老舗をめざすアルミホイールメーカーの挑戦
周囲の承認によって成り立つ“らしさ”より、自分を認める “個性”。“仕事”より“バランスの取れた人生”こそが大切…と、日本人の価値観は大きく変化してきた。そんな変化に株式会社ワークは新しい商機を見出している。
東大阪を拠点に40年以上の歴史を築くワークは、クルマに華やかさを添えるアルミホイールの企画・製造・卸事業を手がけているメーカーである。
「バブル崩壊の頃まではクルマを所有している事がステイタスだった。そんな追い風の時に、ユニークで剛健な製品を次々に発表したワークの知名度は一気に全国区になりました」と語る田中氏は創業者である先代の後を継ぎ、2015年に社長に就任。以降、時代にあわせた事業展開の陣頭指揮にあたっている。
チューニングカーの祭典と言われる“東京オートサロン”をはじめとするさまざまなイベントに出展するほか、WebサイトやSNSの活用にも積極的に取り組みブランドの認知をあげている。

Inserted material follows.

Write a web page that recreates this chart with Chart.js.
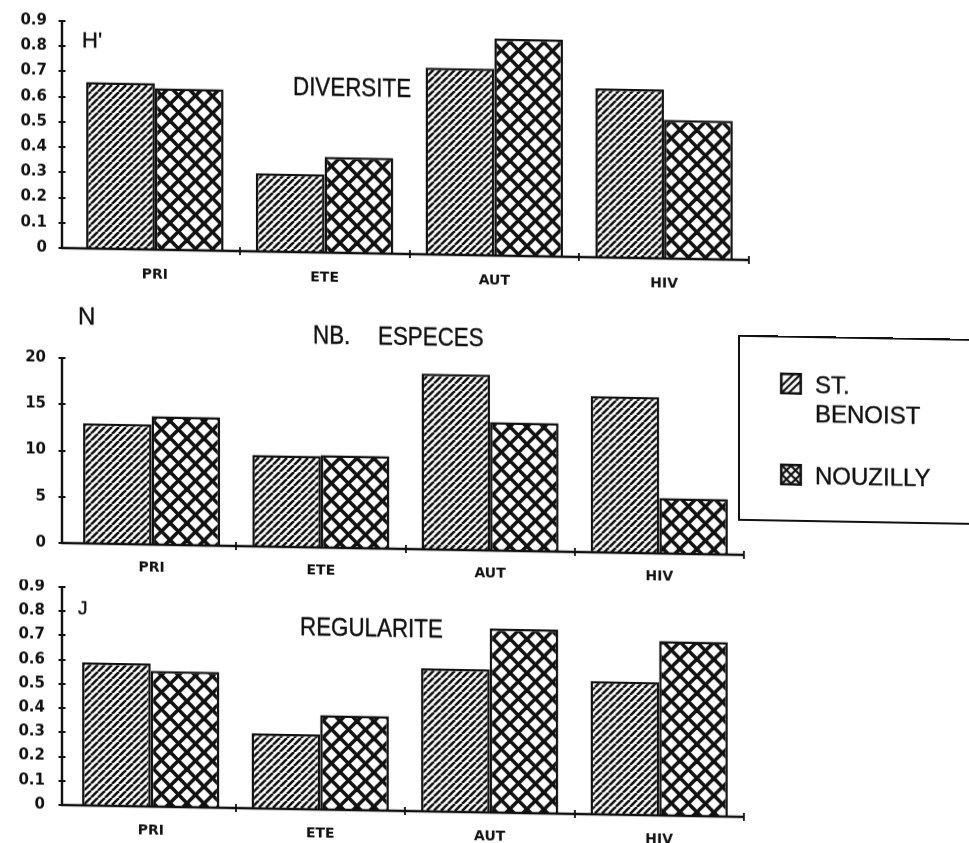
<!DOCTYPE html>
<html>
<head>
<meta charset="utf-8">
<title>Diversité, nombre d'espèces et régularité par saison</title>
<script src="https://cdn.jsdelivr.net/npm/chart.js@4.4.1/dist/chart.umd.min.js"></script>
<style>
  html, body { margin: 0; padding: 0; background: #fff; overflow: hidden; }
  #page {
    position: relative; width: 969px; height: 843px; overflow: visible;
    transform: skewY(1deg); transform-origin: 62px 0;
  }
  #page canvas { position: absolute; left: 0; }
  .t {
    position: absolute; white-space: nowrap; color: #111; line-height: 1;
    font-family: "Liberation Sans", Arial, sans-serif;
    -webkit-text-stroke: 0.4px #111;
  }
  .title { font-size: 26px; transform: scaleX(0.86); transform-origin: 0 0; }
  #legend {
    position: absolute; left: 738px; top: 323px; width: 262px; height: 186px;
    border: 2px solid #111; box-sizing: border-box;
  }
  .leg-item { position: absolute; left: 40px; }
  .leg-item canvas { position: absolute; left: 0; top: 0; }
  .leg-text {
    position: absolute; left: 35px; top: -3px; width: 120px;
    font-family: "Liberation Sans", Arial, sans-serif; font-size: 24px;
    line-height: 29px; color: #111; white-space: normal;
    -webkit-text-stroke: 0.4px #111;
  }
</style>
</head>
<body>
<div id="page">
  <canvas id="chartH" width="760" height="290" style="top:0px"></canvas>
  <canvas id="chartN" width="760" height="290" style="top:300px"></canvas>
  <canvas id="chartJ" width="760" height="263" style="top:580px"></canvas>

  <div class="t" style="left:82px; top:28.7px; font-size:22px;">H'</div>
  <div class="t title" style="left:293px; top:68.6px;">DIVERSITE</div>

  <div class="t" style="left:78px; top:303.6px; font-size:24px;">N</div>
  <div class="t title" style="left:313px; top:316.6px; word-spacing:25px;">NB. ESPECES</div>

  <div class="t" style="left:78px; top:597.5px; font-size:19px;">J</div>
  <div class="t title" style="left:300px; top:609.2px;">REGULARITE</div>

  <div id="legend"></div>
</div>

<script>
// Seasons on the category axis and the two sampled sites
const seasons = ['PRI', 'ETE', 'AUT', 'HIV'];
const sites = ['ST. BENOIST', 'NOUZILLY'];

// H' : diversity index
const diversiteStBenoist = [0.66, 0.31, 0.74, 0.67];
const diversiteNouzilly  = [0.64, 0.38, 0.86, 0.55];

// N : number of species
const especesStBenoist = [13.0, 9.9, 19.0, 16.9];
const especesNouzilly  = [13.9, 10.0, 13.9, 6.0];

// J : evenness
const regulariteStBenoist = [0.59, 0.31, 0.59, 0.55];
const regulariteNouzilly  = [0.56, 0.39, 0.76, 0.72];

// Value-axis ranges and tick steps
const indexAxisMax = 0.9,  indexAxisStep = 0.1;
const speciesAxisMax = 20, speciesAxisStep = 5;

const INK = '#111';

// Fill patterns: single diagonal hatching and a heavy diamond cross-hatch
function makeHatch(ctx, period, lw) {
  const c = document.createElement('canvas');
  c.width = c.height = period;
  const g = c.getContext('2d');
  g.fillStyle = '#fff'; g.fillRect(0, 0, period, period);
  g.strokeStyle = INK; g.lineWidth = lw;
  for (const o of [-period, 0, period]) {
    g.beginPath(); g.moveTo(o, period); g.lineTo(o + period, 0); g.stroke();
  }
  return ctx.createPattern(c, 'repeat');
}
function makeCross(ctx, period, lw) {
  const c = document.createElement('canvas');
  c.width = c.height = period;
  const g = c.getContext('2d');
  g.fillStyle = '#fff'; g.fillRect(0, 0, period, period);
  g.strokeStyle = INK; g.lineWidth = lw;
  for (const o of [-period, 0, period]) {
    g.beginPath(); g.moveTo(o, period); g.lineTo(o + period, 0); g.stroke();
    g.beginPath(); g.moveTo(o, 0); g.lineTo(o + period, period); g.stroke();
  }
  return ctx.createPattern(c, 'repeat');
}

// Hand-drawn style axes: value axis with crossing tick marks,
// category axis with a tick at each season boundary
const plotterAxes = {
  id: 'plotterAxes',
  afterDatasetsDraw(chart, args, opts) {
    const { ctx, chartArea: a, scales: { x, y } } = chart;
    const ax = opts.axisX;
    const yTop = y.getPixelForValue(y.max);
    const yBot = y.getPixelForValue(0);
    ctx.save();
    ctx.strokeStyle = INK;
    ctx.lineWidth = 2.4;
    ctx.lineCap = 'butt';
    ctx.beginPath();
    ctx.moveTo(ax, yTop - 1);
    ctx.lineTo(ax, yBot);
    ctx.lineTo(a.right, yBot);
    ctx.stroke();
    ctx.lineWidth = 1.8;
    ctx.beginPath();
    y.ticks.forEach(t => {
      const py = Math.round(y.getPixelForValue(t.value));
      ctx.moveTo(ax - 3.5, py); ctx.lineTo(ax + 3.5, py);
    });
    const step = x.getPixelForValue(1) - x.getPixelForValue(0);
    for (let i = 0; i < seasons.length; i++) {
      const px = Math.round(x.getPixelForValue(i) + step / 2);
      ctx.moveTo(px, yBot - 4); ctx.lineTo(px, yBot + 4);
    }
    ctx.stroke();
    ctx.restore();
  }
};

function panel(canvasId, stBenoist, nouzilly, axisMax, axisStep, lay) {
  const ctx = document.getElementById(canvasId).getContext('2d');
  const hatch = makeHatch(ctx, 7, 2.6);
  const cross = makeCross(ctx, 17, 3.6);
  return new Chart(ctx, {
    type: 'bar',
    data: {
      labels: seasons,
      datasets: [
        { label: sites[0], data: stBenoist, backgroundColor: hatch,
          borderColor: INK, borderWidth: 2.5 },
        { label: sites[1], data: nouzilly, backgroundColor: cross,
          borderColor: INK, borderWidth: 2.5 }
      ]
    },
    options: {
      responsive: false,
      animation: false,
      devicePixelRatio: 1,
      events: [],
      datasets: { bar: { categoryPercentage: 0.81, barPercentage: 1.0 } },
      layout: { padding: { top: lay.top, right: lay.right, bottom: 0, left: 0 } },
      plugins: {
        legend: { display: false },
        tooltip: { enabled: false },
        plotterAxes: { axisX: lay.axisX }
      },
      scales: {
        x: {
          grid: { display: false, drawTicks: false },
          border: { display: false },
          ticks: {
            color: INK, padding: lay.xPad, maxRotation: 0, autoSkip: false,
            font: { family: 'DejaVu Sans', size: 14, weight: 'bold' }
          },
          afterFit(s) {
            s.height = lay.xH;
            s.paddingLeft = 0; s.paddingRight = 0;
          }
        },
        y: {
          min: 0, max: axisMax,
          grid: { display: false, drawTicks: false },
          border: { display: false },
          ticks: {
            stepSize: axisStep, color: INK, padding: lay.yPad,
            font: { family: 'DejaVu Sans', size: 15, weight: 'bold' }
          },
          afterFit(s) {
            s.width = lay.yW;
            s.paddingTop = 0; s.paddingBottom = 0;
          }
        }
      }
    },
    plugins: [plotterAxes]
  });
}

panel('chartH', diversiteStBenoist, diversiteNouzilly, indexAxisMax, indexAxisStep,
  { top: 21, right: 11, yW: 70, yPad: 23, xH: 42, xPad: 17, axisX: 62 });
panel('chartN', especesStBenoist, especesNouzilly, speciesAxisMax, speciesAxisStep,
  { top: 58, right: 16, yW: 67, yPad: 21, xH: 47, xPad: 15, axisX: 62 });
panel('chartJ', regulariteStBenoist, regulariteNouzilly, indexAxisMax, indexAxisStep,
  { top: 7, right: 16, yW: 66, yPad: 21, xH: 38, xPad: 16, axisX: 62 });

// Legend: a swatch of each fill next to the site name
(function buildLegend() {
  const box = document.getElementById('legend');
  const tops = [35, 126];
  sites.forEach((name, i) => {
    const item = document.createElement('div');
    item.className = 'leg-item';
    item.style.top = tops[i] + 'px';
    const sw = document.createElement('canvas');
    sw.width = 22; sw.height = 22;
    const g = sw.getContext('2d');
    g.fillStyle = '#fff'; g.fillRect(0, 0, 22, 22);
    g.strokeStyle = INK; g.lineWidth = 2.2;
    g.beginPath();
    if (i === 0) {
      for (const o of [-7, 0, 7]) { g.moveTo(o + 1, 21); g.lineTo(o + 22, 0); }
    } else {
      g.moveTo(1, 1); g.lineTo(21, 21);
      g.moveTo(21, 1); g.lineTo(1, 21);
      g.moveTo(11, 2); g.lineTo(20, 11); g.lineTo(11, 20); g.lineTo(2, 11); g.closePath();
    }
    g.stroke();
    g.lineWidth = 2.6;
    g.strokeRect(1.3, 1.3, 19.4, 19.4);
    item.appendChild(sw);
    const tx = document.createElement('div');
    tx.className = 'leg-text';
    tx.textContent = name;
    item.appendChild(tx);
    box.appendChild(item);
  });
})();
</script>
</body>
</html>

「クルマ離れ」と言われて久しいが、最近では若い世代はアウトドアをはじめ屋外に出かけるムーブメントを生み出している。「遊び上手で個性的に生きることに貪欲な彼らに、大量生産品であるクルマに個性を加えるホイールの存在を知らせたいんです」と展望を語る田中氏の表情は明るい。

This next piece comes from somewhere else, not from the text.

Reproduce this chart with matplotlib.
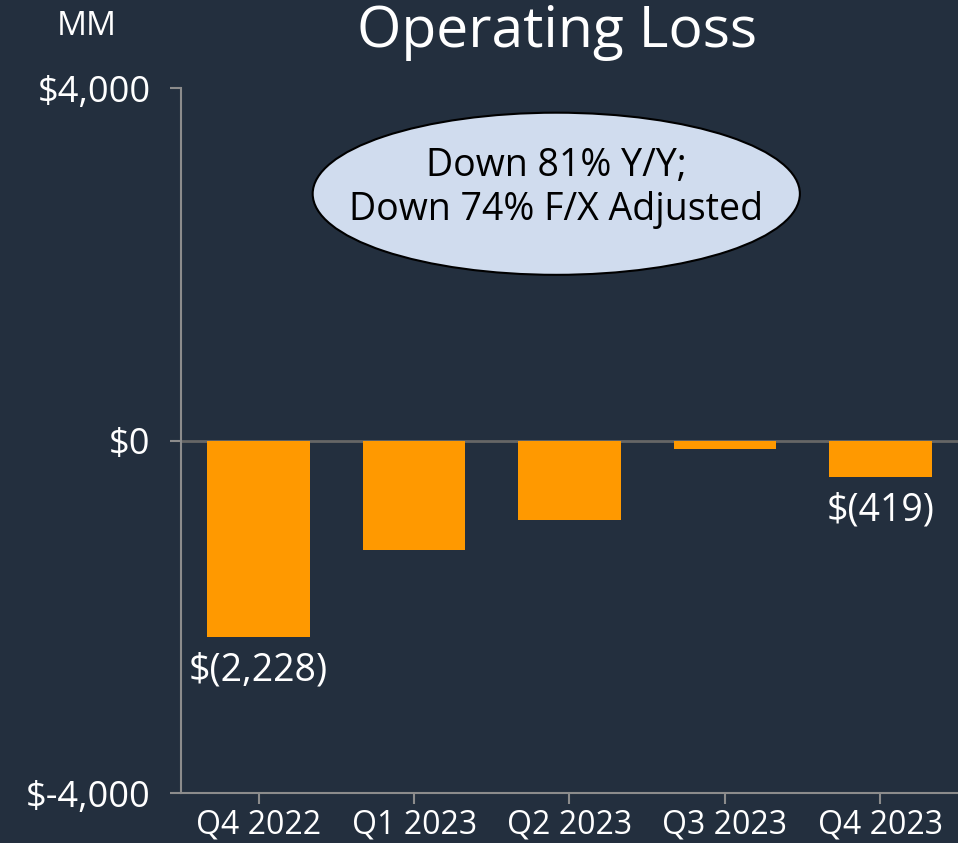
import matplotlib
matplotlib.use("Agg")
import matplotlib.pyplot as plt
from matplotlib.patches import Ellipse

quarters = ["Q4 2022", "Q1 2023", "Q2 2023", "Q3 2023", "Q4 2023"]
operating_loss = [-2228, -1240, -900, -100, -419]
labels = {0: "$(2,228)", 4: "$(419)"}
y_ticks = [4000, 0, -4000]
y_tick_labels = ["$4,000", "$0", "$-4,000"]

bg = "#232f3e"
orange = "#ff9900"
grey = "#8c8c8c"

plt.rcParams["font.family"] = ["Open Sans", "DejaVu Sans"]

fig = plt.figure(figsize=(9.58, 8.43), dpi=100, facecolor=bg)
ax = fig.add_axes([0.1889, 0.0593, 0.8111, 0.8363])
ax.set_facecolor(bg)

x = range(len(quarters))
ax.bar(x, operating_loss, width=0.66, color=orange, zorder=3)
ax.axhline(0, color="#666666", lw=2, zorder=2)

ax.set_xlim(-0.5, 4.5)
ax.set_ylim(-4000, 4000)
ax.set_yticks(y_ticks)
ax.set_yticklabels(y_tick_labels)
ax.set_xticks(list(x))
ax.set_xticklabels(quarters)

for s in ["top", "right"]:
    ax.spines[s].set_visible(False)
for s in ["left", "bottom"]:
    ax.spines[s].set_color(grey)
    ax.spines[s].set_linewidth(1.5)
ax.tick_params(colors=grey, width=1.5, length=8)
ax.tick_params(axis="y", labelcolor="white", labelsize=26, pad=14)
ax.tick_params(axis="x", labelcolor="white", labelsize=23, pad=3)

for i, txt in labels.items():
    ax.annotate(txt, (i, operating_loss[i]), xytext=(0, -24), textcoords="offset points",
                ha="center", va="center", color="white", fontsize=27)

ell = Ellipse((0.483, 0.850), 0.627, 0.230, transform=ax.transAxes,
              facecolor="#d0dcee", edgecolor="black", lw=1.5, zorder=5)
ax.add_patch(ell)
ax.text(0.483, 0.858, "Down 81% Y/Y;\nDown 74% F/X Adjusted", transform=ax.transAxes,
        ha="center", va="center", fontsize=27, color="black", zorder=6, linespacing=1.2)

fig.text(0.581, 0.962, "Operating Loss", ha="center", va="center", color="white", fontsize=41)
fig.text(0.091, 0.969, "MM", ha="center", va="center", color="white", fontsize=24)

fig.savefig("out.png", dpi=100, facecolor=bg)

その明るさの背景にあるのは確かな技術力の存在だ。同社のホイールはレースやラリーなど過酷な環境で使用するユーザーからも信頼を得ている。ホイールはビジュアル的な華やかさを添えると同時に、クルマの走る、止まる、曲がるといった動作をコントロールする機能も持つ。
「“ものづくり企業”として、機能品質を一番にするのは当たり前ですが、先代から続くこのフィロソフィーを今の社員も受け継いでくれているのが心強いですね」と笑顔を見せる。そんな田中氏に未来の夢を聞いてみた。

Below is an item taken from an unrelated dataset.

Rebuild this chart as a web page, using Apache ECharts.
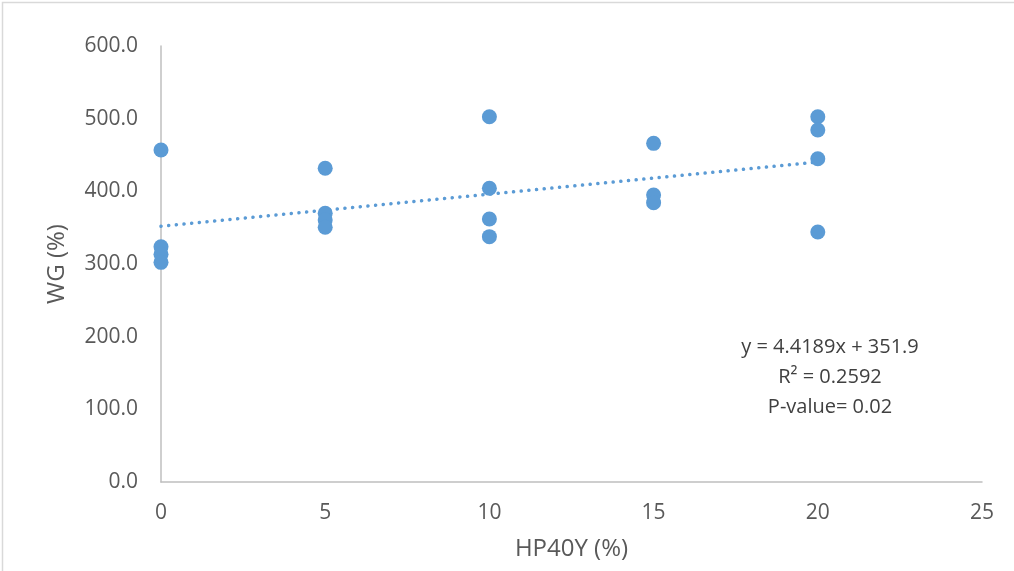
<!DOCTYPE html>
<html><head><meta charset="utf-8">
<script src="https://cdn.jsdelivr.net/npm/echarts@6/dist/echarts.min.js"></script>
<style>html,body{margin:0;padding:0;background:#fff}#c{width:1014px;height:571px}</style>
</head><body><div id="c"></div>
<script>
const xTreat = [0,0,0,0, 5,5,5,5, 10,10,10,10, 15,15,15, 20,20,20,20];
const wgValues = [456.9,323.8,313.3,302.3, 431.7,369.7,360.5,350.5, 502.7,404.2,361.9,337.6, 466.0,394.9,384.4, 502.7,484.4,444.9,344.0];
const trendX = [0, 20];
const trendY = [351.9, 440.3];
const annotation = ['y = 4.4189x + 351.9', 'R² = 0.2592', 'P-value= 0.02'];
const xTitle = 'HP40Y (%)';
const yTitle = 'WG (%)';

const pts = xTreat.map((x,i)=>[x, wgValues[i]]);
const trend = trendX.map((x,i)=>[x, trendY[i]]);
const FONT = 'Open Sans';
const chart = echarts.init(document.getElementById('c'), null, {renderer:'canvas'});
chart.setOption({
  animation:false,
  backgroundColor:'#fff',
  grid:{left:161, right:32, top:46, bottom:89, containLabel:false},
  xAxis:{type:'value', min:0, max:25, interval:5,
    name:xTitle, nameLocation:'middle', nameGap:55,
    nameTextStyle:{fontFamily:FONT, fontSize:24, color:'#595959'},
    axisLine:{show:true, lineStyle:{color:'#bfbfbf', width:1.5}},
    axisTick:{show:false}, splitLine:{show:false},
    axisLabel:{fontFamily:FONT, fontSize:21, color:'#595959', margin:21}},
  yAxis:{type:'value', min:0, max:600, interval:100,
    name:yTitle, nameLocation:'middle', nameGap:92, nameRotate:90,
    nameTextStyle:{fontFamily:FONT, fontSize:24, color:'#595959'},
    axisLine:{show:true, lineStyle:{color:'#bfbfbf', width:1.5}},
    axisTick:{show:false}, splitLine:{show:false},
    axisLabel:{fontFamily:FONT, fontSize:21, color:'#595959', margin:23,
      formatter:v=>v.toFixed(1)}},
  series:[
    {type:'line', data:trend, showSymbol:false, symbol:'none', z:1,
     lineStyle:{color:'#5b9bd5', width:3.5, type:[0.1,7.6], cap:'round'}},
    {type:'scatter', data:pts, symbol:'circle', symbolSize:15, z:2,
     itemStyle:{color:'#5b9bd5', opacity:1}}
  ],
  graphic:[
    {type:'rect', left:0, top:0, shape:{width:1013, height:570},
     style:{fill:'none', stroke:'#d9d9d9', lineWidth:1.5}, silent:true},
    {type:'text', x:830, y:347, style:{text:annotation[0], font:'20px "Open Sans"', fill:'#404040', textAlign:'center', textVerticalAlign:'middle'}},
    {type:'text', x:830, y:377, style:{text:annotation[1], font:'20px "Open Sans"', fill:'#404040', textAlign:'center', textVerticalAlign:'middle'}},
    {type:'text', x:830, y:407, style:{text:annotation[2], font:'20px "Open Sans"', fill:'#404040', textAlign:'center', textVerticalAlign:'middle'}}
  ]
});
</script></body></html>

「日本人には花や自然などを『愛でる』という独自の感性があります。そして、美しいものをつくる職人や企業に対する尊敬が、この国に『老舗』と呼ばれる存在を作ったと感じています。私は、老舗企業が持つ、挑戦や変化にも畏れず取り組む“攻め”の行動力に憧れています。いずれワークという会社が『老舗』と呼ばれることをめざしたい」と田中氏の挑戦から目が離せない。